Today’s topic is Mobius Dick by Andrew Crumey.
I have to admit it took me some time to digest this novel. The author presents the story through different threads, one in our present day, the story of John Ringer, and by using a fiction book technique, it presents corresponding elements few decades earlier, in the life of Schrodinger and Hinze. The author is a physics writer, a writer which combines principles from physics into literature. His story is based on different realities, parallel worlds, which begin to interfere.
The main character, John Ringer, an usual physics teacher, who has a linger for his lost love Helen, is caught in the wish of finding her again, only to find one of her replicas, a Helen which is very similar to his own, but yet completely different. The principle the book is based on is Schrodinger’s cat, a cat which is simultaneously dead and alive, until we open the box. At this point, the universe splits into two different ones, one in which the cat is dead and one in which the cat is alive. Every choice that we make, it opens up different realities, or different universes. The vacuum machine thins the boundaries between this realities, making them interfere.
The threads of the story are always interconnected, Ringer’s Helen is depicted in the past as Clara, a woman which Hinze exploits, and later is caught in a sanatorium for people with memory disorders, but also as Laura, an investigating journalist.
The author uses concepts from the fantastic novel, in which the character experiences some extraordinary events, which are completely unusual and supernatural. Ringer doesn’t know what is happening, although he has many of the pieces of the puzzle laying beside him. He begins to see glimpses of his alternate realities, meets his alter, and different versions of the Helen he once knew. He doesn’t understand though, and is lost in a fight he can’t possibly win. The confusion is primary generated by the interconnection with a different reality, one that cannot exist there.

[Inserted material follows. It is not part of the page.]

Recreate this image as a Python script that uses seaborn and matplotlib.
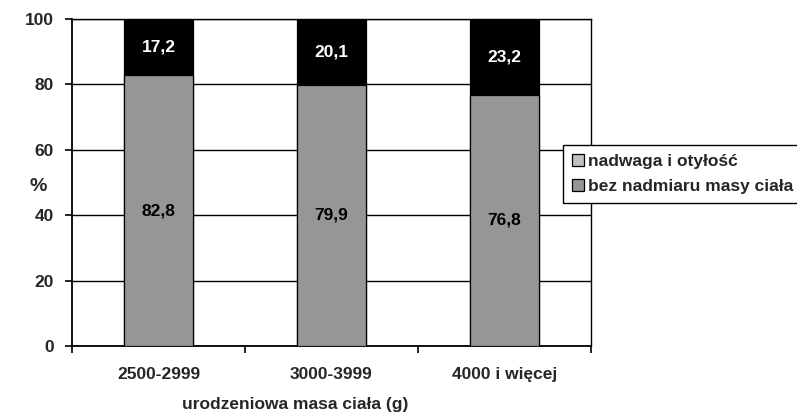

The effect of the realities beginning to interaction is the mental disorder that doctor Blake is investigating. Here, the author exploits a more dark theme, where the mad scientist wants to do anything to prove his theory. Doctor Blake imposes false memories into the patients, confusing them and making them believe what she wants, only to prove her concepts. The doctor is willing to step on dead bodies just to prove that she is right, and for the good of the future patients, no matter the consequences of the current ones, which are being used for the greater benefit of science. Mental manipulation is present in everything doctor Blake does to her patients, unknowing that the hallucinations and memory loss are consequences of interfering with an alternate past or an alternate future.
Ringer and Clara prove to be mere consequences of some past actions. In the end they return to their zero moment, being sent in past before their birth moment. This only shows that their sole creation is the result of an experiment like Schrodinger’s cat, they are present in a reality but gone in another. Their whole life is the result of an action, and a folding of a specific created reality.
The question mark that the author rises is: what is the meaning of life and the world we are in ? Are we determined in this universe, or are we just random events, consequences of a different experiment, one in which we were created, while other versions of ourselves are somewhere as well ?
The book itself it’s from an universe in which some things can never be true: a female prime minister, or an actor elected as president, or some people that are famous in our universe, like Thomas Mann, never achieved glory.
Andrew Crumey doesn’t write for the uninitiated, and it presents a story full of physics and mistery, hard to digest, but worthwhile. It touches deep human questions and feelings, presented from a cold blood scientist’s point of view.